Kaka flown in to boost Abel Tasman population
Thursday, 1 October 2015
Four female kaka destined for release in Abel Tasman National Park will spend the next month in a park aviary, hopefully calling in their wild suitors.
The birds were welcomed into Golden Bay by iwi in a moving powhiri at Onetahua Marae on Wednesday afternoon after a day-long journey by road and air from the Department of Conservation's Te Anau Wildlife sanctuary.
They are the first of a number of planned releases of kaka in the park as part of the work by DOC and environmental trust Project Janszoon.
Project Janszoon aviculturist Rosemary Vander Lee said the birds would remain at a purpose-built aviary at Wainui Hut, in the park's upper reaches, to become familiar with the sights and sounds of their new surroundings and, hopefully, call in male members of the park's remnant kaka population.
DOC had recommended this and another possible kaka transfer later this summer be made up of female birds in order to capture the genetics of the park's existing population before it was too late, she said.
The project's wildlife recovery manager, Peter Gaze, said the transfer had been 2 and a half years in the planning and would be followed by more in subsequent years. The transferred kaka came from existing captive populations and have been raised in Te Anau, Dunedin and Invercargill.
``We intend to keep releasing kaka in the park for a number of years and would like to get stock from the wild in the northern South Island.'
Kaka in Nelson Lakes National Park were currently being tracked to later locate nests with fledglings and eggs, he said.
``We know there were large flocks of kaka in the park, especially when the rata was flowering.
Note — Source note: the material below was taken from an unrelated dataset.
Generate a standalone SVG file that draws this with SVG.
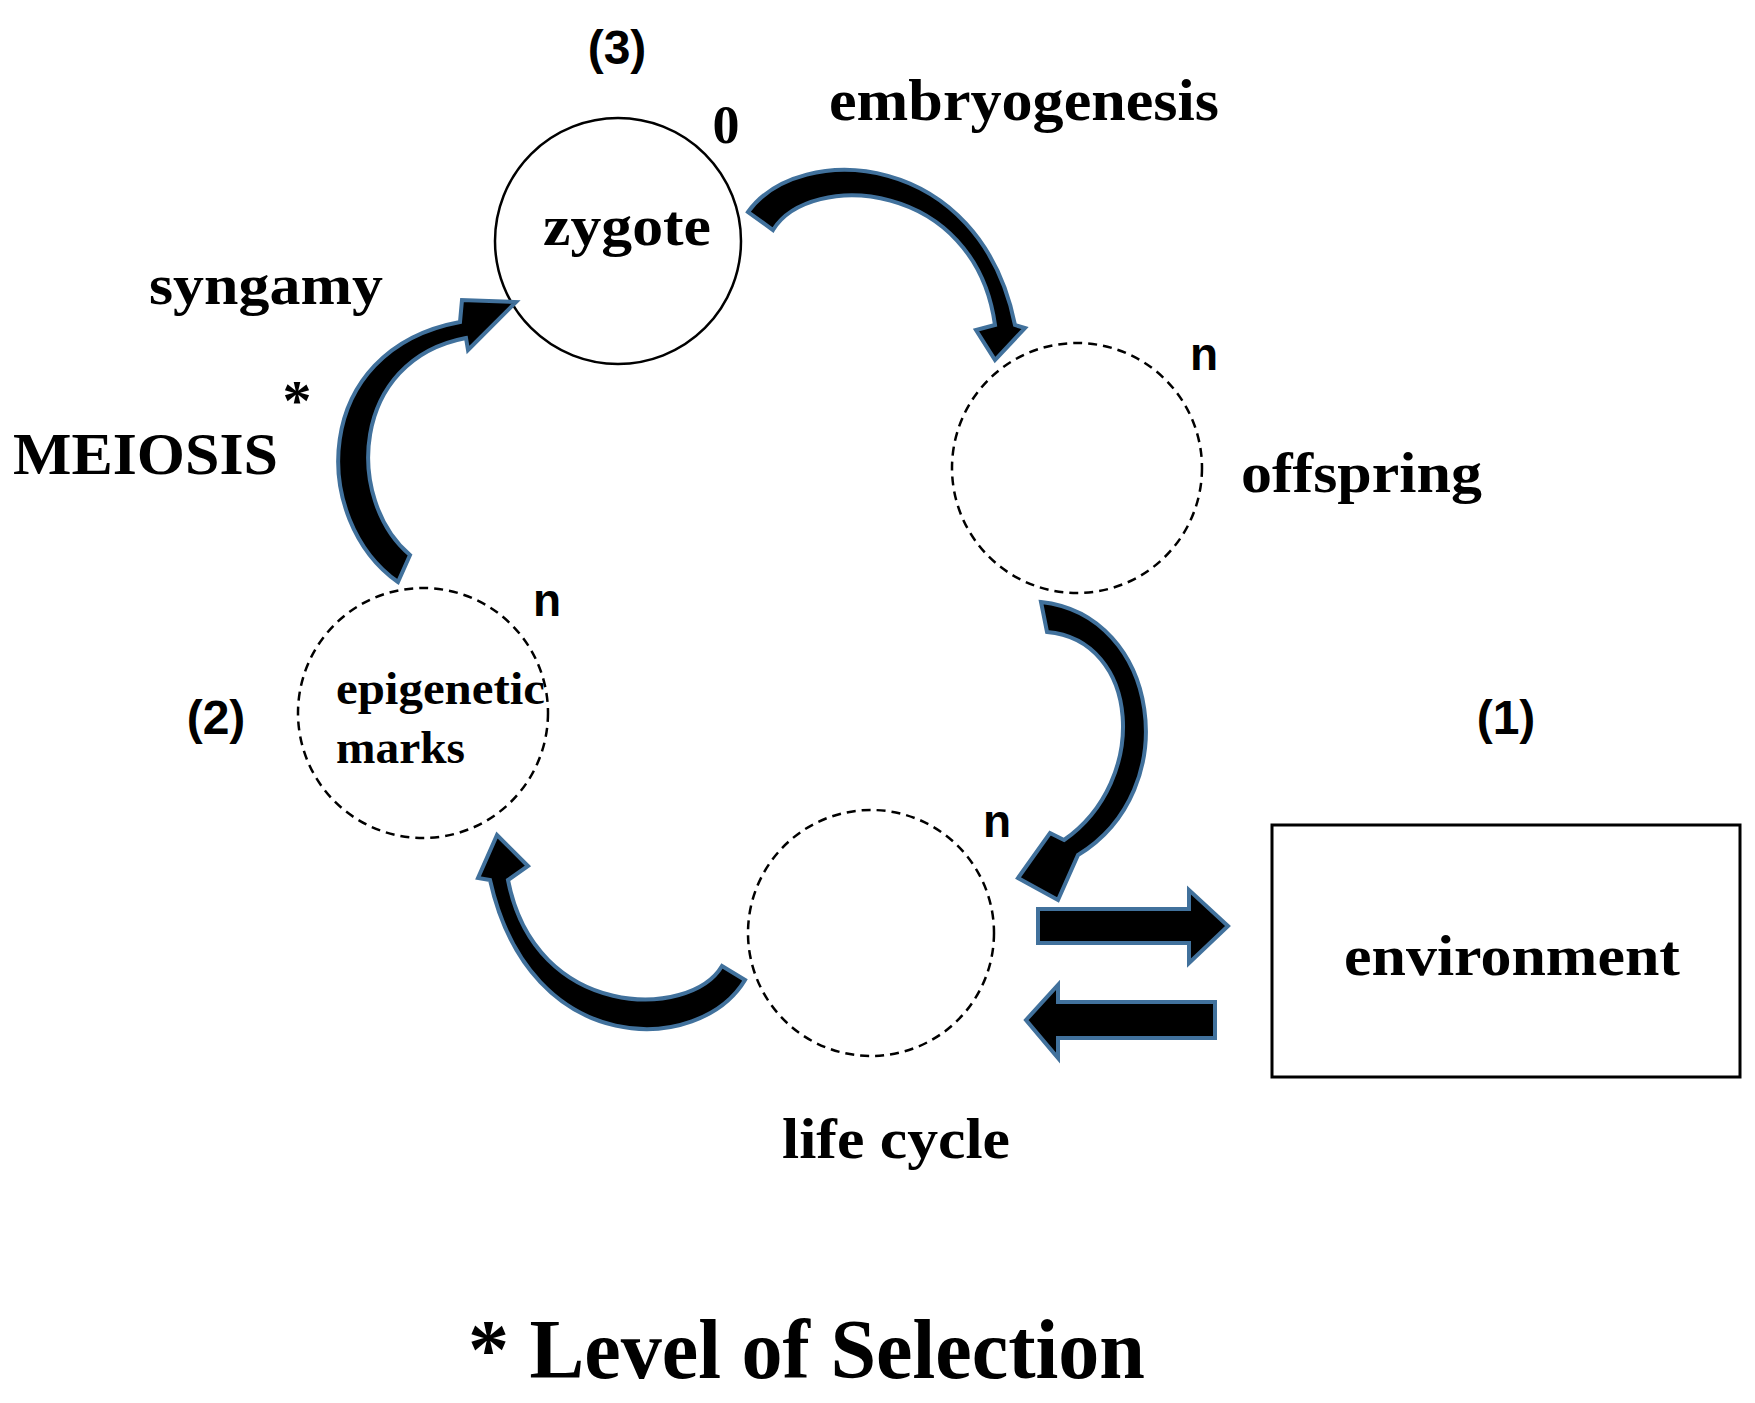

We have got onto the possums and the rata is coming back.'
Gaze said stoats were the main enemy of kaka and the prioject would continue with its intensive trapping regime t counter the risk.
The transferred birds would be released in about a month.
Ngai Tahu representative Bubba Thompson, who accompanied the birds on their journey, said it was important for Ngai Tahu to be able to meet eye to eye those who receiving these taonga.
In accepting guardianship of the birds, the three Iwi Ngati Tama, Ngati Rarua and Te Atiawa said the manu (birds) were returning home.
'Blessing the kaka at Onetahua Marae means they are now attached to the whanau, hapu and the iwi of the area.
Kaka have been in the Abel Tasman in great numbers before, we are receiving the birds and acknowledging that they have come home and we will look after them,' said Margie Little, the Ngati Tama representative for Manawhenua ki Mohua.
Pest control undertaken by Project Janszoon meant the relocated birds would have a good chance of reestablishing a healthy kaka population in the park.